O halde insanın özgürlüğü, olduğu güç miktarına göre direnişleri ve acıları aşarak büyümek ve her büyümeyle birlikte kendini ve kendi değerlerini yarattığı oranda mümkün görünmektedir. Ne var ki, her güç artışı ve yaratım yeni engeller anlamına gelmektedir. Bu bağlamda, Nietzsche’nin özgür insanı, onun güçlenmesini sağlayan her acı ve engeli de kendine güç kattığı için onaylayan insandır diyebiliriz. Zira ona göre hangi hazza, güç artışına ‘evet’ demiş isek aynı zamanda bütün acılara da ‘evet’ demekteyizdir. Bu bağlamda, Nietzsche, yaşamın bütünüyle, onun getirdiği acı ve haz ile birlikte onaylanması gerektiğini düşünmektedir.

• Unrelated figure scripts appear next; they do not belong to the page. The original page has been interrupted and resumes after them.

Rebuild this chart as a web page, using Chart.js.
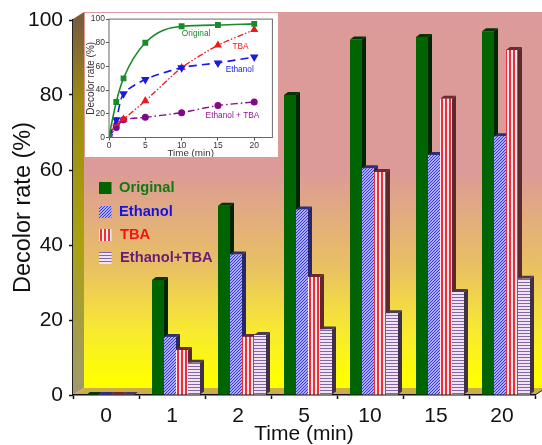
<!DOCTYPE html>
<html><head><meta charset="utf-8">
<style>html,body{margin:0;padding:0;background:#fff;width:542px;height:445px;overflow:hidden}
#main{position:absolute;left:0;top:0;filter:blur(0.45px)}#inset{position:absolute;left:85px;top:13px;filter:blur(0.5px)}</style>
<script src="https://cdn.jsdelivr.net/npm/chart.js@4/dist/chart.umd.min.js"></script>
</head><body>
<canvas id="main" width="542" height="445"></canvas>
<canvas id="inset" width="193" height="144"></canvas>
<script>
const categories = ['0','1','2','5','10','15','20'];
const original   = [0,30.7,50.5,80,94.8,95.5,97];
const ethanol    = [0,15.5,37.5,49.5,60.5,64,69];
const tba        = [0,12,15.5,31.5,59.5,79,92];
const ethanolTba = [0,8.6,16,17.5,21.8,27.5,31];
const yTicksStep = 20;

const insetTimes      = [0,1,2,5,10,15,20];
const insetOriginal   = [1,30,50,80,94,95,96];
const insetEthanol    = [1,15,37,49,59,63,68];
const insetTba        = [1,12,15.5,31,59,78,91];
const insetEthanolTba = [1,8.5,15,17,21,27,30];

const FONT = '"Liberation Sans", Arial, sans-serif';
function tile(w,h,paint){const c=document.createElement('canvas');c.width=w;c.height=h;paint(c.getContext('2d'));
  return document.createElement('canvas').getContext('2d').createPattern(c,'repeat');}
const blueP = tile(3,3,g=>{g.fillStyle='#aeaef8';g.fillRect(0,0,3,3);g.fillStyle='#3434e2';
  [[0,2],[1,1],[2,0]].forEach(p=>g.fillRect(p[0],p[1],1,1));});
const redP = tile(4,4,g=>{g.fillStyle='#fdeaea';g.fillRect(0,0,4,4);g.fillStyle='#f02c3c';g.fillRect(1,0,2,4);});
const purpP = tile(3,3,g=>{g.fillStyle='#efe4f2';g.fillRect(0,0,3,3);g.fillStyle='#8664a6';g.fillRect(0,0,3,1);});

const sideCol = ['#022402','#262668','#5c2a2c','#3f3048'];
const topCol  = ['#033403','#2e2e7c','#6e2a30','#4a3a5a'];
const DX=4, DY=3, WX=11, WY=7, SHIFT=4;

const scene = {
  id:'scene',
  beforeDraw(c){
    const g=c.ctx,a=c.chartArea,l=a.left,r=a.right,t=a.top,b=a.bottom;
    let gr=g.createLinearGradient(0,t-WY,0,b-WY);
    gr.addColorStop(0,'#dc9a9a');gr.addColorStop(0.42,'#dc9a98');gr.addColorStop(0.68,'#e9c162');
    gr.addColorStop(0.85,'#f8ea30');gr.addColorStop(0.98,'#ffff00');gr.addColorStop(1,'#ffff00');
    g.fillStyle=gr;g.fillRect(l+WX,t-WY-1,c.width-l-WX,b-t+1);
    gr=g.createLinearGradient(0,t,0,b);
    gr.addColorStop(0,'#7a5c3c');gr.addColorStop(0.22,'#9c8c14');gr.addColorStop(0.6,'#aaa210');gr.addColorStop(1,'#a09a70');
    g.fillStyle=gr;g.beginPath();g.moveTo(l,t-1);g.lineTo(l+WX,t-WY-1);g.lineTo(l+WX,b-WY);g.lineTo(l,b);g.closePath();g.fill();
    g.fillStyle='#c9ae4a';g.beginPath();g.moveTo(l,b);g.lineTo(l+WX,b-WY);g.lineTo(r+WX,b-WY);g.lineTo(r,b);g.closePath();g.fill();
    g.strokeStyle='#222';g.lineWidth=1;g.beginPath();g.moveTo(l-0.5,t-1);g.lineTo(l-0.5,b);g.stroke();
    g.beginPath();g.moveTo(r,b);g.lineTo(r+7,b-4.5);g.stroke();
  },
  beforeDatasetsDraw(c){
    const g=c.ctx;g.save();g.translate(SHIFT,0);
    const metas=c.data.datasets.map((d,i)=>c.getDatasetMeta(i));
    categories.forEach((_,k)=>{
      metas.forEach((m,i)=>{
        const p=m.data[k].getProps(['x','y','base','width'],true),L=p.x-p.width/2,R=p.x+p.width/2;
        g.fillStyle=sideCol[i];g.beginPath();g.moveTo(R,p.y);g.lineTo(R+DX,p.y-DY);g.lineTo(R+DX,p.base-DY);g.lineTo(R,p.base);g.closePath();g.fill();
        g.fillStyle=topCol[i];g.beginPath();g.moveTo(L,p.y);g.lineTo(L+DX,p.y-DY);g.lineTo(R+DX,p.y-DY);g.lineTo(R,p.y);g.closePath();g.fill();
      });
    });
  },
  afterDatasetsDraw(c){c.ctx.restore();},
  afterDraw(c){
    const g=c.ctx,cols=['#107a10','#1414e0','#f01414','#6a1a78'],ys=[188,212,235,258],tx=[119,119,120,120];
    c.data.datasets.forEach((d,i)=>{
      g.fillStyle=d.backgroundColor;g.save();g.translate(99,ys[i]-6);g.fillRect(0,0,12.5,12);g.restore();
      g.fillStyle=cols[i];g.font='bold 14.7px '+FONT;g.textAlign='left';g.textBaseline='middle';g.fillText(d.label,tx[i],ys[i]);
    });
  }
};

new Chart(document.getElementById('main'),{
  type:'bar',
  data:{labels:categories,datasets:[
    {label:'Original',data:original,backgroundColor:'#006400'},
    {label:'Ethanol',data:ethanol,backgroundColor:blueP},
    {label:'TBA',data:tba,backgroundColor:redP},
    {label:'Ethanol+TBA',data:ethanolTba,backgroundColor:purpP}
  ]},
  options:{
    responsive:false,animation:false,devicePixelRatio:1,
    layout:{padding:{top:20,right:7,left:0,bottom:0}},
    plugins:{legend:{display:false},tooltip:{enabled:false}},
    datasets:{bar:{categoryPercentage:48/66,barPercentage:1,borderWidth:0}},
    scales:{
      x:{afterFit(s){s.height=50;},
        grid:{display:true,drawOnChartArea:false,drawTicks:true,tickLength:4,tickColor:'#111',tickWidth:1.5,offset:true},
        border:{display:true,color:'#111',width:1.5},
        ticks:{color:'#111',font:{family:FONT,size:21},padding:5,maxRotation:0,autoSkip:false},
        title:{display:true,text:'Time (min)',color:'#111',font:{family:FONT,size:21,lineHeight:1},padding:{top:0,bottom:0}}},
      y:{min:0,max:100,afterFit(s){s.width=73;},
        grid:{display:true,drawOnChartArea:false,drawTicks:true,tickLength:4,tickColor:'#111',tickWidth:1.5},
        border:{display:false},
        ticks:{stepSize:yTicksStep,color:'#111',font:{family:FONT,size:21},padding:6},
        title:{display:true,text:'Decolor rate (%)',color:'#111',font:{family:FONT,size:23.5},padding:{top:9,bottom:0}}}
    }
  },
  plugins:[scene]
});

const insetDecor = {
  id:'insetDecor',
  beforeDraw(c){c.ctx.fillStyle='#fff';c.ctx.fillRect(0,0,c.width,c.height);},
  afterDraw(c){
    const g=c.ctx,a=c.chartArea,x=c.scales.x,y=c.scales.y;
    g.strokeStyle='#666';g.lineWidth=1;g.strokeRect(a.left,a.top,a.right-a.left,a.bottom-a.top);
    [['Original',12,88,'#1a8a2a'],['TBA',18.1,77,'#f01818'],['Ethanol',18,57,'#1a1ae0'],['Ethanol + TBA',17,18.7,'#8a1a90']].forEach(n=>{
      g.fillStyle=n[3];g.font='8.3px '+FONT;g.textAlign='center';g.textBaseline='middle';g.fillText(n[0],x.getPixelForValue(n[1]),y.getPixelForValue(n[2]));
    });
  }
};
const pts=v=>v.map((y,i)=>({x:insetTimes[i],y}));
new Chart(document.getElementById('inset'),{
  type:'line',
  data:{datasets:[
    {label:'Original',data:pts(insetOriginal),borderColor:'#1a8a2a',backgroundColor:'#1a8a2a',pointStyle:'rect',pointRadius:3,cubicInterpolationMode:'monotone',borderWidth:1.6},
    {label:'Ethanol',data:pts(insetEthanol),borderColor:'#1a1ae0',backgroundColor:'#1a1ae0',pointStyle:'triangle',pointRotation:180,pointRadius:3.4,borderDash:[8,5],tension:0.25,borderWidth:1.6},
    {label:'TBA',data:pts(insetTba),borderColor:'#f01818',backgroundColor:'#f01818',pointStyle:'triangle',pointRadius:3.4,borderDash:[6,2,1.5,2,1.5,2],tension:0.2,borderWidth:1.3},
    {label:'Ethanol + TBA',data:pts(insetEthanolTba),borderColor:'#800a88',backgroundColor:'#800a88',pointStyle:'circle',pointRadius:2.8,borderDash:[7,3,1.5,3],tension:0.2,borderWidth:1.4}
  ]},
  options:{
    responsive:false,animation:false,devicePixelRatio:1,
    layout:{padding:{top:4.5,right:2,left:0,bottom:0}},
    plugins:{legend:{display:false},tooltip:{enabled:false}},
    scales:{
      x:{type:'linear',min:0,max:22.5,afterFit(s){s.height=19.5;},
        afterBuildTicks(s){s.ticks=insetTimes.filter(t=>t%5===0).map(v=>({value:v}));},
        grid:{display:true,drawOnChartArea:false,tickLength:3,tickColor:'#555'},border:{display:false},
        ticks:{color:'#333',font:{family:FONT,size:8.5},padding:0,maxRotation:0,autoSkip:false},
        title:{display:true,text:'Time (min)',color:'#333',font:{family:FONT,size:9.8,lineHeight:0.8},padding:0}},
      y:{min:0,max:100,afterFit(s){s.width=24;},
        grid:{display:true,drawOnChartArea:false,tickLength:3,tickColor:'#555'},border:{display:false},
        ticks:{stepSize:20,color:'#333',font:{family:FONT,size:8.5},padding:1},
        title:{display:true,text:'Decolor rate (%)',color:'#333',font:{family:FONT,size:10},padding:{top:0,bottom:0}}}
    }
  },
  plugins:[insetDecor]
});
</script>
</body></html>
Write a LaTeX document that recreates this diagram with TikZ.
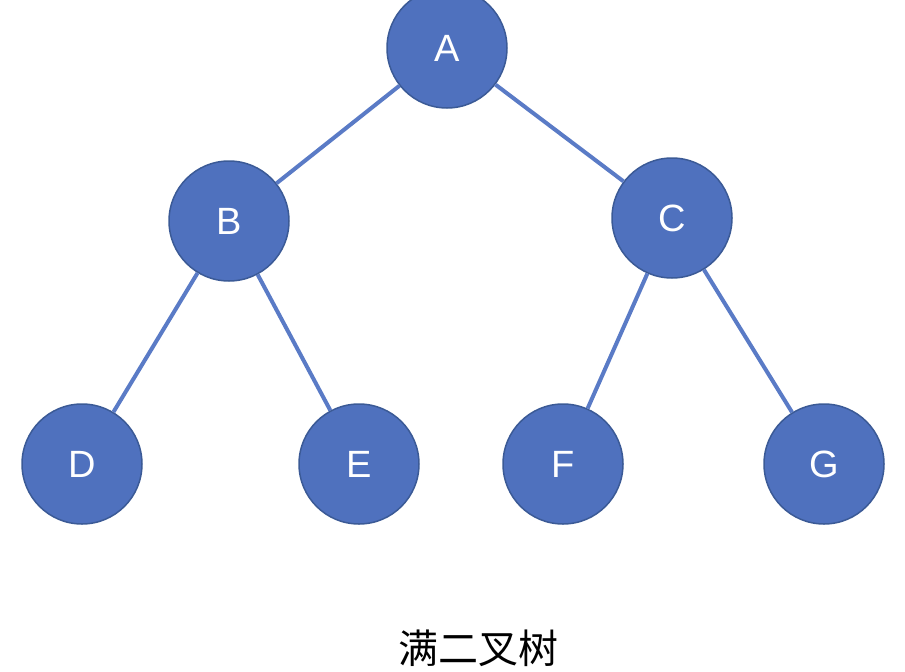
\documentclass[tikz,border=0pt]{standalone}
\usepackage{fontspec}
\setmainfont{Liberation Sans}
\newfontfamily\cjk{Noto Sans CJK SC}
\definecolor{nodefill}{HTML}{4F71BE}
\definecolor{nodeedge}{HTML}{3B5A96}
\definecolor{edgecol}{HTML}{5A7BC6}
\begin{document}
\begin{tikzpicture}[x=1pt,y=-1pt,
  tn/.style={circle,minimum size=120pt,inner sep=0pt,fill=nodefill,draw=nodeedge,line width=1.5pt,text=white,font=\fontsize{38}{40}\selectfont},
  tedge/.style={draw=edgecol,line width=4pt}]
\useasboundingbox (0,0) rectangle (905,672);
\node[tn] (A) at (447,48) {A};
\node[tn] (B) at (229,221) {B};
\node[tn] (C) at (672,218) {C};
\node[tn] (D) at (82,464) {D};
\node[tn] (E) at (359,464) {E};
\node[tn] (F) at (563,464) {F};
\node[tn] (G) at (824,464) {G};
\begin{scope}[on background layer/.style={}]
\end{scope}
\path[tedge] (A) -- (B);
\path[tedge] (A) -- (C);
\path[tedge] (B) -- (D);
\path[tedge] (B) -- (E);
\path[tedge] (C) -- (F);
\path[tedge] (C) -- (G);
\node (title) at (478,648) {\cjk\fontsize{40}{44}\selectfont 满二叉树};
\end{tikzpicture}
\end{document}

Hiç Evet dediniz mi hazza? Ey dostlarım, o zaman Evet demiş oldunuz her acıya. Her şey birbirine kenetli, bağlı, sevdalıdır,— hiçbir defayı iki defa olsun istediniz mi; hiç dediniz mi “Hoşuma gidiyorsun mutluluk!

Sessiz ol, an!” Öyleyse istemiş oldunuz her şeyi geriye! —Her şeyi yeni baştan, her şey bengi, her şey birbirine kenetli, bağlı, sevdalı, böyle sevdiniz siz dünyayı,—siz bengi olanlar, sonsuza dek ve her zaman seversiniz onu: ve acıya dersiniz ki: Yok ol, ama gel geri! Çünkü her türlü haz — bengilik ister! (Nietzsche, 2020b: 330).

Bu tür bir onaylama ancak güçlü kimselerin işidir. Fakat Nietzsche’ye göre doğada güçlüler sayıca daha azdır (Nietzsche, 2010:436-438). Doğada zayıfların güçlülerden sayıca daha fazla olduğu iddiası göz önüne alınacak olursa, hazzı ve acıyı onaylayan, direnişleri aşan diğer bir deyişle özgürlük isteyenlerin sayısı da daha azdır. Dolayısıyla Nietzsche’ye göre özgürlüğün, onu isteyen seçkin kimselerin ulaşabileceği bir durum olduğunu söyleyebiliriz.

Bu bağlamda sorulacak soru, bu seçkin insanlar kimlerdir? Sorusudur. Bu seçkin insanlar herhangi bir ırka, politik bir kimliğe ya da sınıfsal bir zümreye mi aittirler? yoksa günlük yaşam içerisinde onları görmek mümkün müdür? Nietzsche’nin özgürlüğü isteyen ve bunun için bedel ödeyen insanı Zerdüşt aracılığıyla dile getirdiği üstinsandır.